Ring-lite: Open‑Source Lightweight MoE Model Sets SOTA on AIME and LiveCodeBench

Introduction

Today we open‑source the lightweight inference model Ring‑lite , built on the previously released Ling‑lite‑1.5 (MoE architecture, 16.8 B total parameters, 2.75 B activation parameters). Using the novel C3PO reinforcement‑learning training method, Ring‑lite achieves state‑of‑the‑art performance on several inference leaderboards (AIME 24/25, LiveCodeBench, CodeForce, GPQA‑diamond), matching the quality of dense models that are three times larger in activation size.

C3PO Reinforcement Learning Method

The first technical innovation is the C3PO (Constrained‑Contextual‑Computation Policy Optimization) method, which directly addresses instability caused by large fluctuations in response length during RL training. By fixing the total number of tokens processed per training step, C3PO stabilizes gradient norms and system throughput, while discarding a small portion of tokens through a selection strategy.

Experiments show that when response length drops, gradient norm and reward sharply decline, and system throughput falls. C3PO’s token‑budget constraint eliminates these spikes and, combined with an entropy‑loss‑based selection of the Long‑CoT SFT checkpoint, prevents sudden reward drops.

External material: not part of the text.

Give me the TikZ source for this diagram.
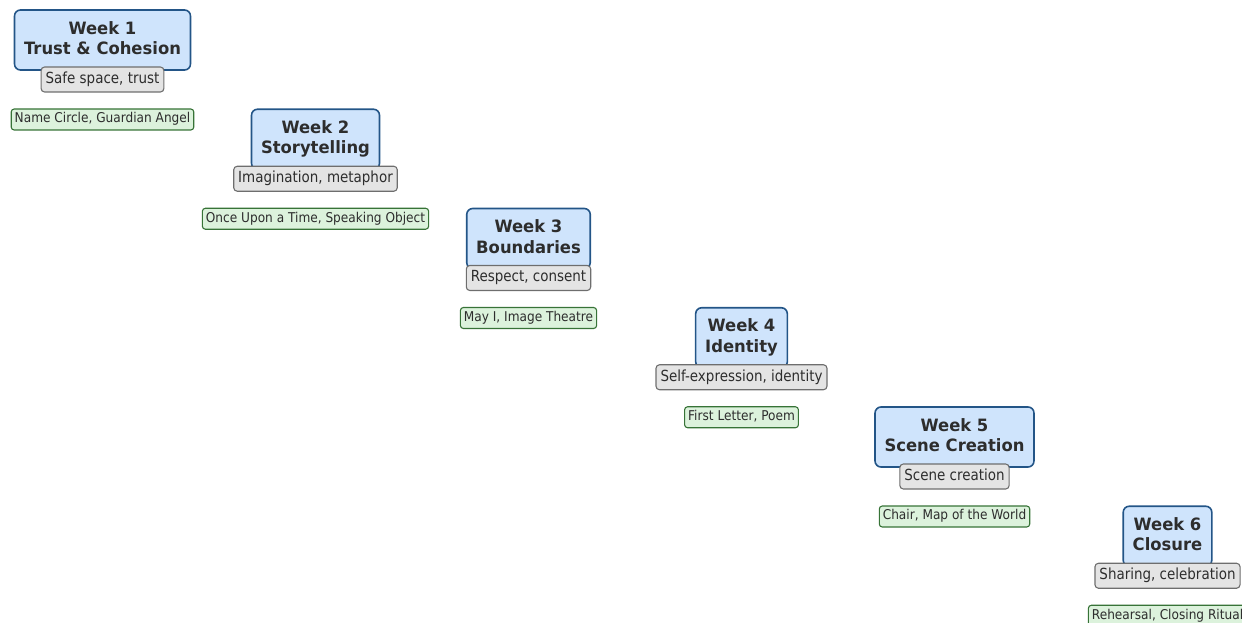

Token‑Efficiency‑Based Training Ratio

We analyze the trade‑off between SFT and RL from a token‑efficiency perspective. Using the ratio RL tokens / SFT tokens as a metric, we find a sweet spot that balances performance and token efficiency, outperforming pure Long‑CoT SFT or pure RL approaches.

Choosing the SFT checkpoint based on entropy loss yields results close to the optimal trade‑off curve observed in experiments.

Stage‑wise Multi‑Domain Training

Ring‑lite is trained jointly on mathematics, coding, and scientific tasks. Directly mixing all domains degrades performance compared with single‑domain training. A two‑stage strategy—first training on mathematics, then mixing coding and STEM tasks—mitigates cross‑domain conflicts and yields higher scores.

Benchmark Results

Ring‑lite was compared with lightweight inference models Qwen‑3‑8B, AceReason‑Nemotron‑7B, and DeepSeek‑R1‑Distill‑Qwen‑14B on standard complex‑reasoning benchmarks.

Mathematical reasoning (AIME24/25): 76.61 and 69.11, surpassing all baselines.

Programming contests (LiveCodeBench, CodeForce): 60.66 and 86.45 % respectively, leading the field.

Scientific reasoning (GPQA‑diamond): 61.05, comparable to the best baseline.

The average score across these leaderboards exceeds all compared models, despite Ring‑lite using only 2.75 B activation parameters.

Data Construction

We built a large, high‑quality dataset for Long‑CoT SFT and RL training.

Mathematics: Over 73 k cleaned problems from open sources (BigMath, DeepScaleR) and competition archives (AoPS), forming a reinforcement‑learning dataset.

Code: 14 k samples from CodeContest, TACO, APPS, and QOJ, each with verified executable solutions and test cases.

Science: 3 833 expert‑annotated questions from Olympiads and graduate exams.

Data were filtered, deduplicated, and annotated with multi‑dimensional metadata (source, subject, difficulty, etc.) to enable dynamic sampling during RL.

Future Plans

We aim to extend C3PO beyond training stability to inference, allowing dynamic token budgets that grow with model capability, and to pursue end‑to‑end collaborative optimization that bridges training and inference efficiency.

All code, model weights, training scripts, and datasets will be released incrementally, making Ring‑lite the first lightweight MoE inference model with fully transparent end‑to‑end training.